I wandered around and talked to everybody. I wanted to hear their stories. Many of them were taking trains and busses to get across the country. Some had automobiles like us, and were taking advantage of the “cheap” American gas. Some, like a French-Canadian trumpet player were traveling by hitchhiking - something I’d been taught to fear in the post-Kerouac era America. One girl I met was about my age and took off on a trip to America all by herself. It was encouraging because I’m always told how dangerous it is for a woman to travel by herself. And maybe it is dangerous, but more power to her just the same.
I eventually found myself crammed in the back of a taxi cab with them headed out to Frenchman Street to find some good music. Communicating in a blur of accents, we hit the French Quarter once again, and everybody seemed to be looking for the “real” New Orleans. We were looking for it in the music, we were looking for it in the beer, in the vibe of the people around us. A gang of internationals and one American girl hopped from place to place under the night sky laughing at each other and looking behind us to make sure the scary part of New Orleans wasn’t creeping up behind us.

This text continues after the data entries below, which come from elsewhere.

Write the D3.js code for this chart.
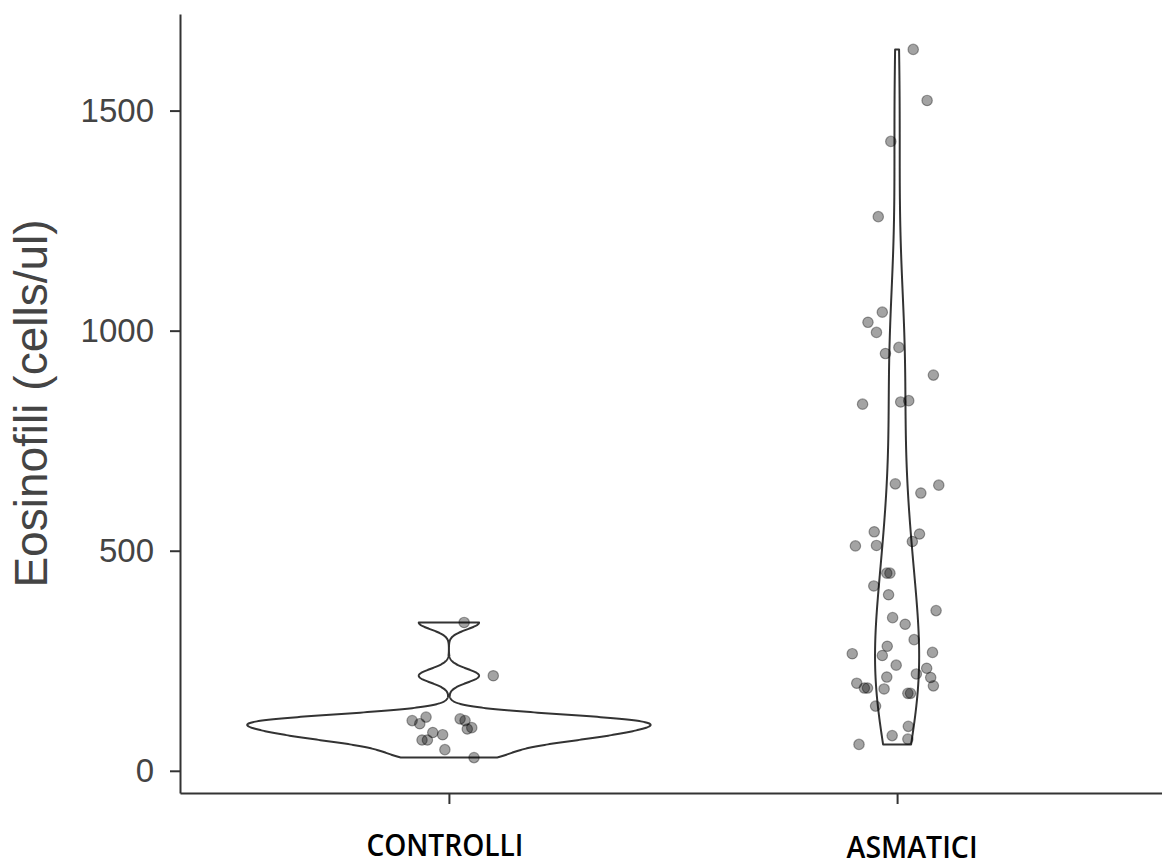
<!DOCTYPE html>
<html>
<head>
<meta charset="utf-8">
<script src="https://cdn.jsdelivr.net/npm/d3@7"></script>
<style>
  html, body { margin: 0; padding: 0; background: #fff; }
  svg { display: block; }
</style>
</head>
<body>
<svg id="chart" width="1162" height="867"></svg>
<script>
// ---- data -------------------------------------------------------------
const categories = ["CONTROLLI", "ASMATICI"];

// eosinophil counts (cells/ul) per subject
const controlliValues = [337, 216, 114, 107, 122, 118, 114, 95, 98, 87, 82, 70, 70, 48, 30];
// horizontal jitter of each point, in units of the category step
const controlliJitter = [0.034, 0.099, -0.082, -0.065, -0.051, 0.025, 0.036, 0.041, 0.051, -0.036, -0.014, -0.060, -0.048, -0.009, 0.056];

const asmaticiValues = [1639, 1523, 1430, 1259, 1042, 1019, 996, 962, 948, 899, 833, 838, 841,
  652, 631, 649, 543, 538, 521, 511, 512, 449, 449, 420, 400, 364, 348, 333, 298, 283,
  266, 262, 269, 240, 233, 213, 220, 212, 193, 199, 188, 188, 186, 176, 176, 147, 101, 80, 72, 60];
const asmaticiJitter = [0.036, 0.067, -0.014, -0.042, -0.033, -0.065, -0.046, 0.004, -0.026, 0.081, -0.077, 0.008, 0.026,
  -0.004, 0.053, 0.093, -0.051, 0.050, 0.034, -0.093, -0.046, -0.023, -0.016, -0.052, -0.019, 0.087, -0.010, 0.018, 0.038, -0.022,
  -0.100, -0.033, 0.079, -0.002, 0.066, -0.023, 0.043, 0.075, 0.081, -0.090, -0.073, -0.066, -0.029, 0.024, 0.030, -0.048, 0.025, -0.011, 0.024, -0.085];

const yTicks = [0, 500, 1000, 1500];
const yTitle = "Eosinofili (cells/ul)";

const groups = [
  { name: categories[0], values: controlliValues, jitter: controlliJitter },
  { name: categories[1], values: asmaticiValues, jitter: asmaticiJitter }
];

// ---- layout -----------------------------------------------------------
const panel = { left: 180, right: 1166, top: 14, bottom: 793 };
const svg = d3.select("#chart");

// ---- scales -----------------------------------------------------------
const allValues = groups.flatMap(g => g.values);
const [vMin, vMax] = d3.extent(allValues);
const pad = (vMax - vMin) * 0.05;
const y = d3.scaleLinear().domain([vMin - pad, vMax + pad]).range([panel.bottom, panel.top]);
const x = d3.scalePoint().domain(categories).range([panel.left, panel.right]).padding(0.6);

// ---- kernel density (gaussian, Silverman's rule of thumb) --------------
function bandwidth(v) {
  const s = d3.deviation(v);
  const sorted = v.slice().sort(d3.ascending);
  const iqr = d3.quantileSorted(sorted, 0.75) - d3.quantileSorted(sorted, 0.25);
  let lo = Math.min(s, iqr / 1.34);
  if (!(lo > 0)) lo = s || 1;
  return 0.9 * lo * Math.pow(v.length, -0.2);
}
function density(v, n = 512) {
  const bw = bandwidth(v);
  const [mn, mx] = d3.extent(v);
  const k = 1 / (v.length * bw * Math.sqrt(2 * Math.PI));
  return d3.range(n).map(i => {
    const t = mn + (mx - mn) * i / (n - 1);
    return { v: t, d: k * d3.sum(v, u => Math.exp(-0.5 * ((t - u) / bw) ** 2)) };
  });
}
groups.forEach(g => { g.dens = density(g.values); });
const maxD = d3.max(groups, g => d3.max(g.dens, p => p.d));
const halfMax = 0.45 * x.step();

// ---- violins ----------------------------------------------------------
const violins = svg.append("g");
groups.forEach(g => {
  const cx = x(g.name);
  const area = d3.area()
    .y(p => y(p.v))
    .x0(p => cx - halfMax * p.d / maxD)
    .x1(p => cx + halfMax * p.d / maxD);
  violins.append("path")
    .attr("d", area(g.dens))
    .attr("fill", "#fff")
    .attr("stroke", "#333")
    .attr("stroke-width", 2)
    .attr("stroke-linejoin", "round");
});

// ---- jittered points ---------------------------------------------------
const pts = svg.append("g");
groups.forEach(g => {
  pts.selectAll(null)
    .data(g.values.map((v, i) => ({ v, j: g.jitter[i] })))
    .join("circle")
    .attr("cx", d => x(g.name) + d.j * x.step())
    .attr("cy", d => y(d.v))
    .attr("r", 5.2)
    .attr("fill", "#000")
    .attr("fill-opacity", 0.36)
    .attr("stroke", "#000")
    .attr("stroke-opacity", 0.36)
    .attr("stroke-width", 1.2);
});

// ---- axes -------------------------------------------------------------
const yAxis = svg.append("g")
  .attr("transform", `translate(${panel.left},0)`)
  .call(d3.axisLeft(y).tickValues(yTicks).tickFormat(d3.format("d"))
    .tickSize(10).tickSizeOuter(0).tickPadding(16));
yAxis.select(".domain").attr("stroke", "#333").attr("stroke-width", 2);
yAxis.selectAll(".tick line").attr("stroke", "#333").attr("stroke-width", 2);
yAxis.selectAll(".tick text")
  .attr("fill", "#444")
  .style("font-family", "'Liberation Sans', Arial, sans-serif")
  .style("font-size", "33px");

const xAxis = svg.append("g")
  .attr("transform", `translate(0,${panel.bottom})`)
  .call(d3.axisBottom(x).tickSize(11).tickSizeOuter(0).tickFormat(""));
xAxis.select(".domain").attr("stroke", "#333").attr("stroke-width", 2);
xAxis.selectAll(".tick line").attr("stroke", "#333").attr("stroke-width", 2);

// category labels
const labelSpec = [
  { name: categories[0], dx: -4, base: 856, len: 157 },
  { name: categories[1], dx: 15, base: 858, len: 131 }
];
svg.append("g").selectAll("text")
  .data(labelSpec)
  .join("text")
  .attr("x", d => x(d.name) + d.dx)
  .attr("y", d => d.base)
  .attr("text-anchor", "middle")
  .attr("textLength", d => d.len)
  .attr("lengthAdjust", "spacingAndGlyphs")
  .attr("fill", "#000")
  .style("font-family", "'Open Sans', sans-serif")
  .style("font-weight", 600)
  .style("font-size", "30px")
  .text(d => d.name);

// y title
svg.append("text")
  .attr("transform", `translate(47,${(panel.top + panel.bottom) / 2}) rotate(-90)`)
  .attr("text-anchor", "middle")
  .attr("fill", "#444")
  .style("font-family", "'Liberation Sans', Arial, sans-serif")
  .style("font-size", "46px")
  .text(yTitle);
</script>
</body>
</html>
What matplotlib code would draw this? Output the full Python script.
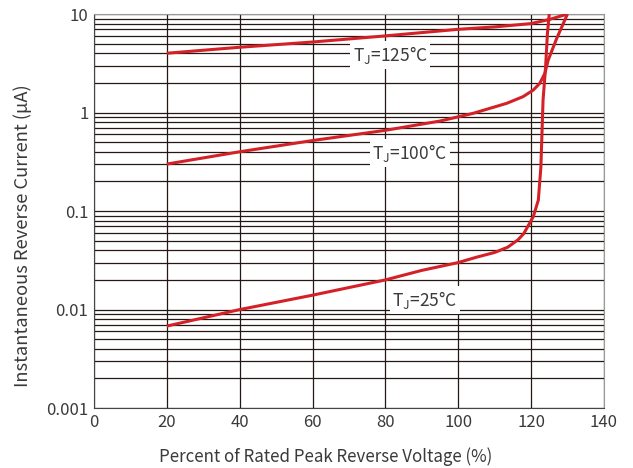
import numpy as np
import matplotlib
matplotlib.use("Agg")
import matplotlib.pyplot as plt
from matplotlib.ticker import LogLocator, FixedLocator, NullFormatter

plt.rcParams['font.family'] = ['Noto Sans CJK SC', 'DejaVu Sans']
plt.rcParams['mathtext.fontset'] = 'custom'
plt.rcParams['mathtext.rm'] = 'Noto Sans CJK SC'

# curves
x125 = [20, 40, 60, 80, 100, 110, 120, 125, 130]
y125 = [4.0, 4.6, 5.2, 6.0, 7.0, 7.4, 8.0, 8.8, 10]

x100 = [20, 40, 60, 80, 95, 104, 113.3, 117.8, 120.6, 122.4, 123.8, 124.7, 127, 130]
y100 = [0.30, 0.40, 0.52, 0.66, 0.82, 0.98, 1.24, 1.45, 1.69, 1.98, 2.5, 3.4, 5.6, 10]

x25 = [20, 40, 60, 80, 90, 100, 105, 110, 113.6, 116.4, 118.0, 120.6, 122.0, 122.7, 123.0, 123.3, 124.0, 124.5, 125.0]
y25 = [0.0068, 0.010, 0.014, 0.020, 0.025, 0.030, 0.034, 0.038, 0.043, 0.051, 0.059, 0.0875, 0.129, 0.28, 0.615, 1.34, 2.92, 6.37, 10]

labels = ["T$_\\mathrm{J}$=125°C", "T$_\\mathrm{J}$=100°C", "T$_\\mathrm{J}$=25°C"]
label_pos = [(81.3, 3.84), (86.7, 0.39), (90.9, 0.0125)]

xticks = [0, 20, 40, 60, 80, 100, 120, 140]
yticks = [0.001, 0.01, 0.1, 1, 10]
yticklabels = ["0.001", "0.01", "0.1", "1", "10"]

red = '#d42128'
txt = '#3a3a3a'

fig = plt.figure(figsize=(6.33, 4.68), dpi=100)
ax = fig.add_axes([0.1485, 0.128, 0.8055, 0.842])

ax.set_yscale('log')
ax.set_xlim(0, 140)
ax.set_ylim(0.001, 10)

ax.plot(x125, y125, color=red, lw=2.2, solid_capstyle='butt', zorder=3)
ax.plot(x100, y100, color=red, lw=2.2, solid_capstyle='butt', zorder=3)
ax.plot(x25, y25, color=red, lw=2.2, solid_capstyle='butt', zorder=3)

for lab, (lx, ly) in zip(labels, label_pos):
    ax.text(lx, ly, lab, ha='center', va='center', fontsize=12.5, color=txt,
            fontweight='light',
            bbox=dict(facecolor='white', edgecolor='none', pad=2), zorder=4)

ax.xaxis.set_major_locator(FixedLocator(xticks))
ax.yaxis.set_major_locator(FixedLocator(yticks))
ax.set_yticklabels(yticklabels)
ax.yaxis.set_minor_locator(LogLocator(base=10, subs=np.arange(2, 10)))
ax.yaxis.set_minor_formatter(NullFormatter())

ax.grid(True, which='major', axis='both', color='#231815', lw=0.9, zorder=1)
ax.grid(True, which='minor', axis='y', color='#231815', lw=0.9, zorder=1)
ax.set_axisbelow(True)

ax.tick_params(which='both', length=0, labelsize=12, labelcolor=txt, pad=4)
for t in ax.get_xticklabels() + ax.get_yticklabels():
    t.set_fontweight('light')
for s in ['left', 'bottom']:
    ax.spines[s].set_color('#444444')
for s in ['top', 'right']:
    ax.spines[s].set_color('#999999')

ax.set_xlabel("Percent of Rated Peak Reverse Voltage (%)", fontsize=12.2, color=txt,
              fontweight='light', labelpad=12)
ax.set_ylabel("Instantaneous Reverse Current (μA)", fontsize=13.2, color=txt,
              fontweight='light', labelpad=10)
ax.xaxis.label.set_x(0.455)
ax.yaxis.label.set_y(0.437)

fig.savefig("out.png", dpi=100)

All and all, it was a wild goose chase. We walked from one end of the French Quarter to the other peeking our heads into different clubs and hole-in the wall places, waiting for the magical New Orleans to find us. But we couldn’t find the “real” New Orleans. Perhaps we were guided from one tourist trap to another. Maybe we didn’t know what we were looking for, or maybe it doesn’t really exist. Maybe the romantic idea of the New Orleans culture has been washed away or absorbed up into the modern dance clubs. Or maybe we heard it and walked right by. Somewhere off in the distance maybe there was a trumpet blowing the answer we were all seeking, blowing the sound of the city that won’t give in until the water pulls it under.